*Charts and diagrams as code:*
□ □ □ □ □

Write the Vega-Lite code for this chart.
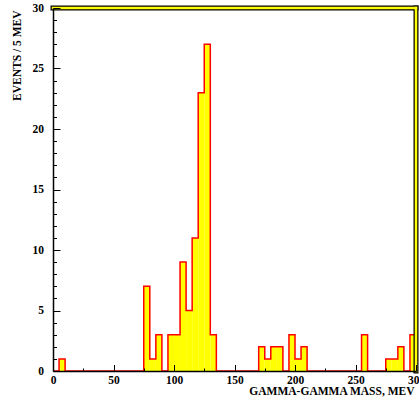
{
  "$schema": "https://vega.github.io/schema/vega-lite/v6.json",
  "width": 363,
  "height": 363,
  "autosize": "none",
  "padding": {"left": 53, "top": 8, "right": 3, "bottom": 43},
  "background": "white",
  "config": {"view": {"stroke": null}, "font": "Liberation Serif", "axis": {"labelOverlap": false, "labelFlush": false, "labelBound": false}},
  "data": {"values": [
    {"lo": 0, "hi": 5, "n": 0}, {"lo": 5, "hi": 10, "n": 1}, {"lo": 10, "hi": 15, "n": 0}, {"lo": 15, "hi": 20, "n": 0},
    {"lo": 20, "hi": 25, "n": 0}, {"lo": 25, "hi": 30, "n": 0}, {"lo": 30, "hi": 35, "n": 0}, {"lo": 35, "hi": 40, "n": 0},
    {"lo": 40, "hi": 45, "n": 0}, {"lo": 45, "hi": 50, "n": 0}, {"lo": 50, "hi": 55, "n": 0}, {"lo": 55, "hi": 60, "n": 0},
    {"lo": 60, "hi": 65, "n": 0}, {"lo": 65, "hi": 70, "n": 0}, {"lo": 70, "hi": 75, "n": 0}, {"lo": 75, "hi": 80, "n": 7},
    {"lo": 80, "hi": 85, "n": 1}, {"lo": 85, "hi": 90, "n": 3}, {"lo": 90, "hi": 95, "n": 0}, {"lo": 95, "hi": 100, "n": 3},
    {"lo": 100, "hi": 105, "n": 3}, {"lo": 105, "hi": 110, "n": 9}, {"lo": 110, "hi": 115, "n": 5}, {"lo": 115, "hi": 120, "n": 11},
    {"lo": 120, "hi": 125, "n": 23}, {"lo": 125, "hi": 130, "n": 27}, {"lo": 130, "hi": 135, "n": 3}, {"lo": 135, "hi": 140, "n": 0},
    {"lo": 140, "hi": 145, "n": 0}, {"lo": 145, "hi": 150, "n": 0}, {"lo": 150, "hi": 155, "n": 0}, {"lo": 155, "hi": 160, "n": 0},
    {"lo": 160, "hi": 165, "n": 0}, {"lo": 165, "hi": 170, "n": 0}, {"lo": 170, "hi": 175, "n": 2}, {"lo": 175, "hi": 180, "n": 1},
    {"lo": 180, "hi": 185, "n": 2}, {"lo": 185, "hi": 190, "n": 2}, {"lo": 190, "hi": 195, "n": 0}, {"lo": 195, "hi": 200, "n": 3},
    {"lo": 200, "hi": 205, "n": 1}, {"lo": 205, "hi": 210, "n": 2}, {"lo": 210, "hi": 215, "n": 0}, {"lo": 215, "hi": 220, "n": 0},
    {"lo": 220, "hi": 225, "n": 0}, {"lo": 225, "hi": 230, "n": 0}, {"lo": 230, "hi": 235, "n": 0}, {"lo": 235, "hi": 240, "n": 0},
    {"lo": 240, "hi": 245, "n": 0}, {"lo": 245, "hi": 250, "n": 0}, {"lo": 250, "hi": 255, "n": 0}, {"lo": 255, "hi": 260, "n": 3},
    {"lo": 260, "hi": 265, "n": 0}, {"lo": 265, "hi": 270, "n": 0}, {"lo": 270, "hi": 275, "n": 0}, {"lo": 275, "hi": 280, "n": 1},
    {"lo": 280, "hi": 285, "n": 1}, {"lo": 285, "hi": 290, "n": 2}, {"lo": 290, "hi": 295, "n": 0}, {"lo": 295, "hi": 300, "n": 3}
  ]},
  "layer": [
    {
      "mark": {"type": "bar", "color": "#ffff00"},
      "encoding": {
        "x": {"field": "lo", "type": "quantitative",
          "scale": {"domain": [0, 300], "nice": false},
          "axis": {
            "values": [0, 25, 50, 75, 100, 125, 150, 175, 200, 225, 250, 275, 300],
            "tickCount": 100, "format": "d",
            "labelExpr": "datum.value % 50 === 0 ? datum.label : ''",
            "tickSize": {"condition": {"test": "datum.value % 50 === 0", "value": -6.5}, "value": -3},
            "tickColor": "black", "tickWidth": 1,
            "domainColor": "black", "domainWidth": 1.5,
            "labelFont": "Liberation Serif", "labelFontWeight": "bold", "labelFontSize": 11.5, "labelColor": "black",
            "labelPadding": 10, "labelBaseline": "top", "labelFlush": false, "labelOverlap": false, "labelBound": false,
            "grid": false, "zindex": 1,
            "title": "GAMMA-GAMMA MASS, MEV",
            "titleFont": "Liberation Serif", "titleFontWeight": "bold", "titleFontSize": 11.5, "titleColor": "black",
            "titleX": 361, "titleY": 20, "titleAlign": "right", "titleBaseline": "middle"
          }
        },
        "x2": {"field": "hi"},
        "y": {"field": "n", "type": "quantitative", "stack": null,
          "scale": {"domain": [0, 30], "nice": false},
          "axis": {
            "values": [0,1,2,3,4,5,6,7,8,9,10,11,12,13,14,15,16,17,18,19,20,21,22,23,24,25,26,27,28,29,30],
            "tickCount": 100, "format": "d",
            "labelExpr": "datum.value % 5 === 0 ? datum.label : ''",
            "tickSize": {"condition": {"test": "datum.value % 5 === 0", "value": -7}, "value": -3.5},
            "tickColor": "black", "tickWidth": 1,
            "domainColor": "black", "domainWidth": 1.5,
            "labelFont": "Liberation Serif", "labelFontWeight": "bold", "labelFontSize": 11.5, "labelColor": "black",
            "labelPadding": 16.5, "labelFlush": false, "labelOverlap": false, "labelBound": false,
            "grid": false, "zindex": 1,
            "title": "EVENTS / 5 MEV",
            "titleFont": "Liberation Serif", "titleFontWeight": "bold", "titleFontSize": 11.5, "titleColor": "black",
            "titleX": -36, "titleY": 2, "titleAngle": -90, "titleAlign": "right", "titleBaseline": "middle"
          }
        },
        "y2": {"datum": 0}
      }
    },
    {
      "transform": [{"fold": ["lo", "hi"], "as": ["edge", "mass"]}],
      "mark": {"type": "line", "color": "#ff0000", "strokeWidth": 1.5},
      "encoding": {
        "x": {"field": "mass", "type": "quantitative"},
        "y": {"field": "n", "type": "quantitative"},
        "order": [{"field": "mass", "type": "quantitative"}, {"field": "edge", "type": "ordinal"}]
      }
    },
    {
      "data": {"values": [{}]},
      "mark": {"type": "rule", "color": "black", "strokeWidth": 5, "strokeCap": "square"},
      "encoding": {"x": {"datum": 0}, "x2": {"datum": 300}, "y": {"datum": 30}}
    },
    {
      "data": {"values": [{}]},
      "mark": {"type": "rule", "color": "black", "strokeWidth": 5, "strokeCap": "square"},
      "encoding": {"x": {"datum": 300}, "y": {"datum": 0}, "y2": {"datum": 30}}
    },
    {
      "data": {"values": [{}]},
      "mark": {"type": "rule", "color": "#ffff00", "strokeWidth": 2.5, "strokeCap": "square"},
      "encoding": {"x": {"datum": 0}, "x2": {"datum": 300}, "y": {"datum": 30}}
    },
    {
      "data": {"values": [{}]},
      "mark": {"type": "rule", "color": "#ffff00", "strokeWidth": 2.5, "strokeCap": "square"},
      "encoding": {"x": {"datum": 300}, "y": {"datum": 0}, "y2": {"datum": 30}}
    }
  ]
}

□ □ □ □ □

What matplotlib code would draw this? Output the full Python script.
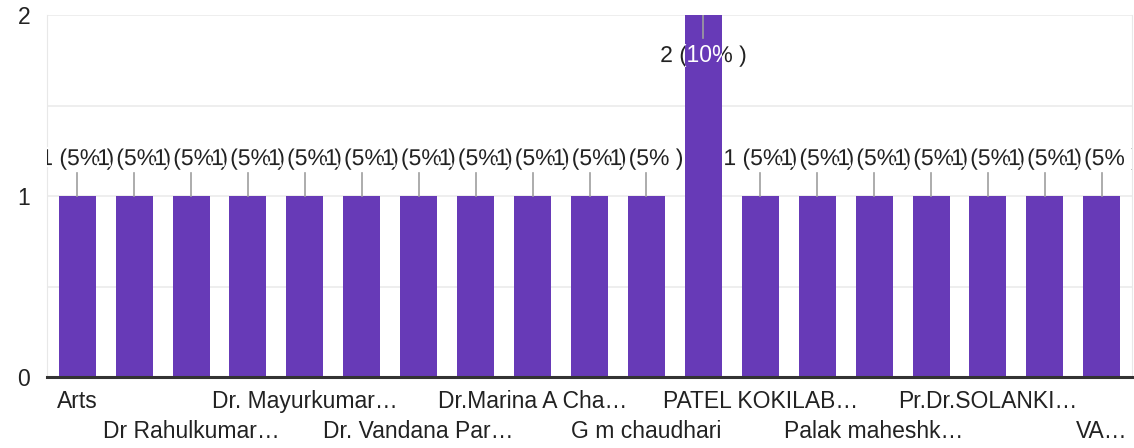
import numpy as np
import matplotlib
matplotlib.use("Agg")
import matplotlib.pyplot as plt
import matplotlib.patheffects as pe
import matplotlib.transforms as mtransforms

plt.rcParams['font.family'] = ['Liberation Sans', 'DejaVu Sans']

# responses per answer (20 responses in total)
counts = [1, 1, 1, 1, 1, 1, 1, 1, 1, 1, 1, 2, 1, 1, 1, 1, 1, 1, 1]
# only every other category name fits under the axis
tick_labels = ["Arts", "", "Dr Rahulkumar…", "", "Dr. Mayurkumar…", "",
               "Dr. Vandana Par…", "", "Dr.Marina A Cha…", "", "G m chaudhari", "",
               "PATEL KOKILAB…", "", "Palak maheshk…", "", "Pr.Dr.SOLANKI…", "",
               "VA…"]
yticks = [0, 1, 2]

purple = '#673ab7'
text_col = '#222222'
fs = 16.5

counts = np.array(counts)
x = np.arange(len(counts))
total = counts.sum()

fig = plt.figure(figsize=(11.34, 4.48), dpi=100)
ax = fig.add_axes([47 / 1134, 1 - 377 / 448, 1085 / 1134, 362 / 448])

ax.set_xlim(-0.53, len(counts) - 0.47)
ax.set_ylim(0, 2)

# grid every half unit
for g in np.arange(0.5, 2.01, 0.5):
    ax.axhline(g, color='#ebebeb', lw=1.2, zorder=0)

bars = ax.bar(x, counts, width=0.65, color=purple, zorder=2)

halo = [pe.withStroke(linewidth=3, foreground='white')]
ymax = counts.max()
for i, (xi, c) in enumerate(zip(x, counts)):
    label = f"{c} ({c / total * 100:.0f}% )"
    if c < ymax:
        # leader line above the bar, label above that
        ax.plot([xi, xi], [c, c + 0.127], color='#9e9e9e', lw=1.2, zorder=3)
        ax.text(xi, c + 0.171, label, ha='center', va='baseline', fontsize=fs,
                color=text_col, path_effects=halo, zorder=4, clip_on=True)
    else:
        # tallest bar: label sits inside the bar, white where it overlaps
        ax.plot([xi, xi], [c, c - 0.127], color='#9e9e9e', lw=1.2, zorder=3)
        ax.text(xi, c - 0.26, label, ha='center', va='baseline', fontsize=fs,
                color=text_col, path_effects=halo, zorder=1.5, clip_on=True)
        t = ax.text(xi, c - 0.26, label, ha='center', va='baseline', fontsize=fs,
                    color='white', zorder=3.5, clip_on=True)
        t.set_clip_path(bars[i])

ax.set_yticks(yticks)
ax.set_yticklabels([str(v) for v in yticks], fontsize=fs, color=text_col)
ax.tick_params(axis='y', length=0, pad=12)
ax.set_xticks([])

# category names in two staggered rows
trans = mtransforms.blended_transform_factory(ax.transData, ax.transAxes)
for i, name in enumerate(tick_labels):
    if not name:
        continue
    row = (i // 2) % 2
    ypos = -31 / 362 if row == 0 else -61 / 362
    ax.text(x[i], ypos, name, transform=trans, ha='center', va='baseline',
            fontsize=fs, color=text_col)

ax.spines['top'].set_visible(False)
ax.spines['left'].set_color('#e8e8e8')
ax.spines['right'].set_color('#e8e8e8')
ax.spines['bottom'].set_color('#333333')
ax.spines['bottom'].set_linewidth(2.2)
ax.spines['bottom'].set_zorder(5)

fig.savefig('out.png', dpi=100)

□ □ □ □ □

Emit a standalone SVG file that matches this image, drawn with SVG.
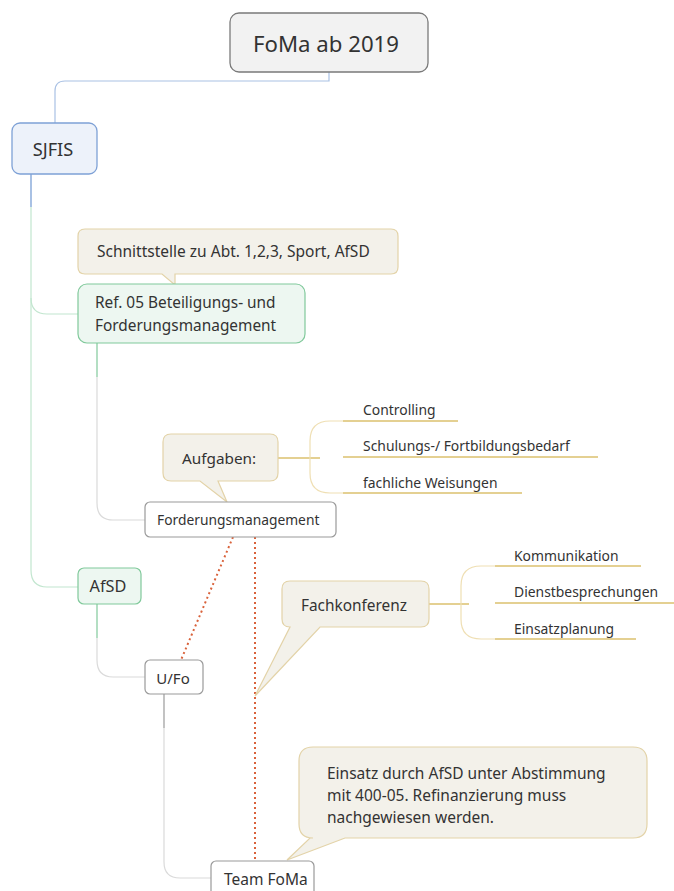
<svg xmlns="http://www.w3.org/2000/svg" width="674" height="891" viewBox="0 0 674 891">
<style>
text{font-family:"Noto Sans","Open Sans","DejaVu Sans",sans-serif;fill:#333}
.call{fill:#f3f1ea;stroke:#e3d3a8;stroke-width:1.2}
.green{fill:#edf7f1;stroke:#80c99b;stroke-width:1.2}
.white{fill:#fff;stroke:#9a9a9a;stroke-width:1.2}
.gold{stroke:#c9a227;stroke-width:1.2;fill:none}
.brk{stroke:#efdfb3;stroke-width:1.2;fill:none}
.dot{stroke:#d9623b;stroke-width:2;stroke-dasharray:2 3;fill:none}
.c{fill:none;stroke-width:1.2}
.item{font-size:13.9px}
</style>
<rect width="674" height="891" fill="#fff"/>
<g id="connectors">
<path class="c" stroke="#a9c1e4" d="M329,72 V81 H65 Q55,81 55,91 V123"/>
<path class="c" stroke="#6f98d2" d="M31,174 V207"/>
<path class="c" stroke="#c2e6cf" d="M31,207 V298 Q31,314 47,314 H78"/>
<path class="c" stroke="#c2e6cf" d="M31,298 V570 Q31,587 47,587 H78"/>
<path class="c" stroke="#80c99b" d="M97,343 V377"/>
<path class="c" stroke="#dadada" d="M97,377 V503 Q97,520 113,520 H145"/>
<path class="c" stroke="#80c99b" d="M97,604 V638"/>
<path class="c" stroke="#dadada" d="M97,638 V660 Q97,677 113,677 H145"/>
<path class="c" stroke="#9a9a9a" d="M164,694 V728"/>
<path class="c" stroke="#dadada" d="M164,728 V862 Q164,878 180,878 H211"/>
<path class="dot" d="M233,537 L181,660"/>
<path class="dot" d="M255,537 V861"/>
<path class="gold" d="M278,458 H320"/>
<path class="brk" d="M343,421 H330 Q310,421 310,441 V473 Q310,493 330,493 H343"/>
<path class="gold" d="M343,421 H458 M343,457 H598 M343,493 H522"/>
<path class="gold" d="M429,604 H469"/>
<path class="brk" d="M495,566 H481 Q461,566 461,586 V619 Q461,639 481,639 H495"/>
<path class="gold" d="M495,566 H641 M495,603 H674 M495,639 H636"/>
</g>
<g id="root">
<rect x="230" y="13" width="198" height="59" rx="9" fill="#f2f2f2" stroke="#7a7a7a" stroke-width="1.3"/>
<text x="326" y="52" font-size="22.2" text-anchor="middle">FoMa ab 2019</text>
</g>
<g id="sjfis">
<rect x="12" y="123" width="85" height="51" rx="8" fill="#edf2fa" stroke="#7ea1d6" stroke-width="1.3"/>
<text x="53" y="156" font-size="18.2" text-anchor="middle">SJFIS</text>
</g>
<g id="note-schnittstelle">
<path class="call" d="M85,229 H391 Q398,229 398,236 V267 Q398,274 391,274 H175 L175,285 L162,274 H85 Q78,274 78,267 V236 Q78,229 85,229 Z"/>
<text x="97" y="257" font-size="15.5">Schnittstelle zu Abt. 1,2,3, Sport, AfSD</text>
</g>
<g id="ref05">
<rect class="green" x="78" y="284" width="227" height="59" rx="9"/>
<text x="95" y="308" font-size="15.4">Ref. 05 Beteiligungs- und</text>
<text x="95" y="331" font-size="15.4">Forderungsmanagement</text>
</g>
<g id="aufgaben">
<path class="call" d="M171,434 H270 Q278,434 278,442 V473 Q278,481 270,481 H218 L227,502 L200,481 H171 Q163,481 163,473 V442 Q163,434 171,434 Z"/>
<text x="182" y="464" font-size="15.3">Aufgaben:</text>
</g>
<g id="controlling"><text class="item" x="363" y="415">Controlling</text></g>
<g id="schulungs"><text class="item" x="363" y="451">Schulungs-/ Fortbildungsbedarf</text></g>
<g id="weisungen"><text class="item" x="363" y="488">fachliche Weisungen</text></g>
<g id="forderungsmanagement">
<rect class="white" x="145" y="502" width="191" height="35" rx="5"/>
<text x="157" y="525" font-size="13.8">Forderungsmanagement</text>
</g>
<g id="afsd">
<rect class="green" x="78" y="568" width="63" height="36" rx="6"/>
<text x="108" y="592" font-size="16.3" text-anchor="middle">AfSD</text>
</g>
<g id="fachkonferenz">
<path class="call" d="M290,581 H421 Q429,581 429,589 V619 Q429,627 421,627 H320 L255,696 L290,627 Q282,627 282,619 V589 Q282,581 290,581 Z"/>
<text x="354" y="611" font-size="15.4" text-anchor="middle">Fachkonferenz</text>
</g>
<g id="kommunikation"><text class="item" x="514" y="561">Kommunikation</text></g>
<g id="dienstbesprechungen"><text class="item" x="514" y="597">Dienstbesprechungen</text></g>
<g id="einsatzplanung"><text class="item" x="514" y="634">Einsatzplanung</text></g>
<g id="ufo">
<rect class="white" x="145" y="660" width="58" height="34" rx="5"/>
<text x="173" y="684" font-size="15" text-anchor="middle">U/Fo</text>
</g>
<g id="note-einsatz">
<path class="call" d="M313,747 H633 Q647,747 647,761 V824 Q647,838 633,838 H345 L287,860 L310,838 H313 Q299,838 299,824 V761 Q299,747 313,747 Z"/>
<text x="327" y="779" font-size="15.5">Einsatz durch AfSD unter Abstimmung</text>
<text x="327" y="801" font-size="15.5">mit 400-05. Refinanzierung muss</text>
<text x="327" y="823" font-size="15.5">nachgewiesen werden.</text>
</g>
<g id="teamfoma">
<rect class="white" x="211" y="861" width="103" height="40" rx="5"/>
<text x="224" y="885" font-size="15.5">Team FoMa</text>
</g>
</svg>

□ □ □ □ □

*Problem description:* Leaving the pictures out, write out exactly the lines from the line containing "What matplotlib code" through the line containing "import matplotlib.transforms as mtransforms", both included.

*Right answer:*
What matplotlib code would draw this? Output the full Python script.
import numpy as np
import matplotlib
matplotlib.use("Agg")
import matplotlib.pyplot as plt
import matplotlib.patheffects as pe
import matplotlib.transforms as mtransforms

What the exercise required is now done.